Hopefully you are familiar with roller skating, which is a form of ambulation in which the skater achieves motion due to small wheels attached to the undersides of their shoes. Skating is faster than walking, and is typically undertaken as a recreational activity rather than a utilitarian form of transport. Ice skating is similar, except the wheels on the shoe are replaced with a sharp blade, and the motion occurs on a surface of ice.
Ice skating can be done outdoors, either on a natural lake which has frozen over, or on an artificial ice surface. In Australia, ice skating is generally an indoor activity, with specially constructed rinks containing a large iced area for skaters to travel around in laps.
A number of sporting activities has emerged as offshoots of ice skating, including figure skating and ice hockey. For the most part, ice skating is enjoyed by amateurs by skating in a forwards direction, completing laps around a rink.

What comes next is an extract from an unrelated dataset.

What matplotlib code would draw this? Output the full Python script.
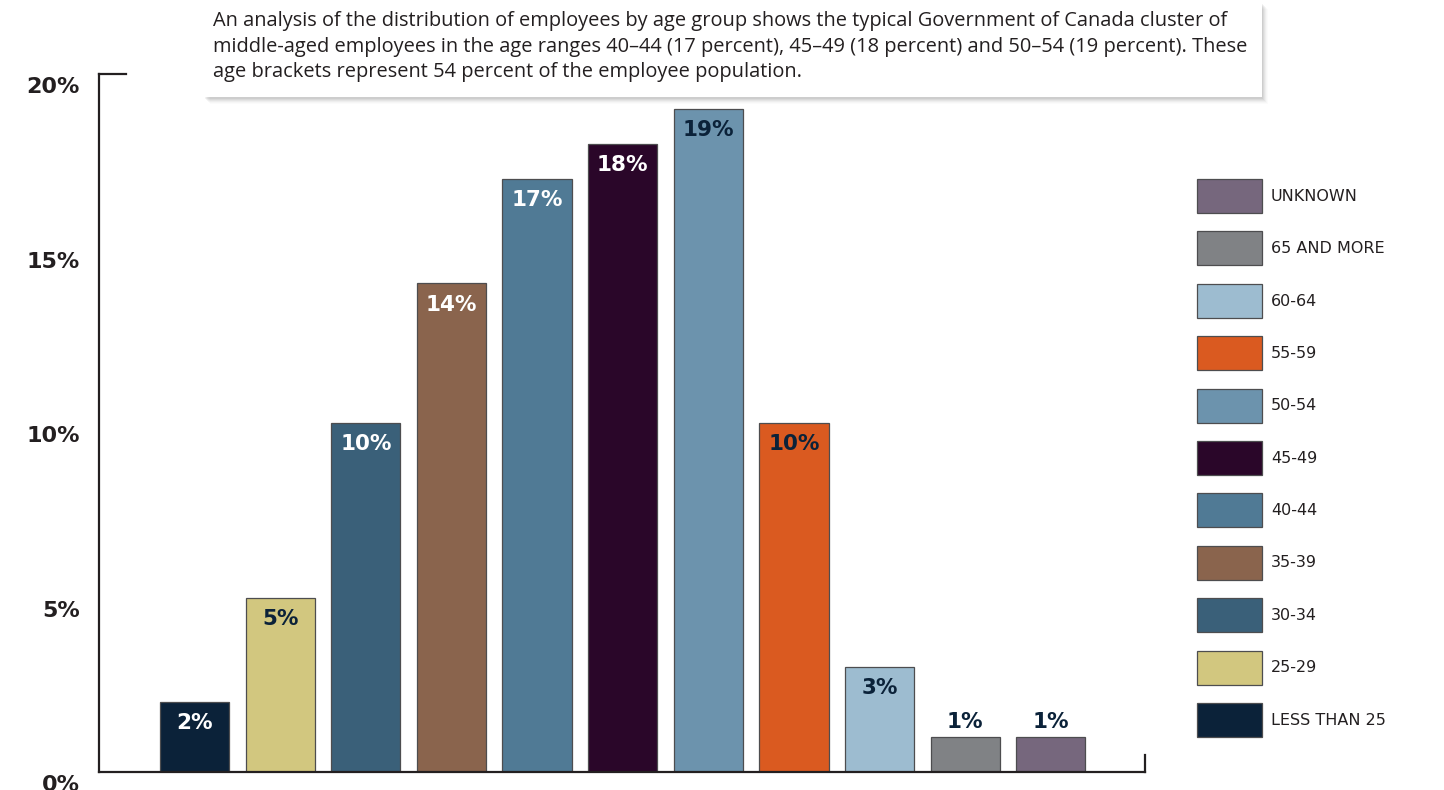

It is a good idea to get ice skating lessons if you are wobbly on your feet. As an absolute beginner, you will want to know the basics of how to move forwards safely, and how to stop. There are several different techniques to stopping. As a beginner, your first stopping move is the T-stop, in which you turn one skate perpendicular to the other.
Our best ice skating tip is to dress appropriately. You will be on the ice, so dress warmly. Cover up as much of your body as possible. Gloves are essential. You also need to be aware of safety. If you are clumsy, you may want to don some safety gear.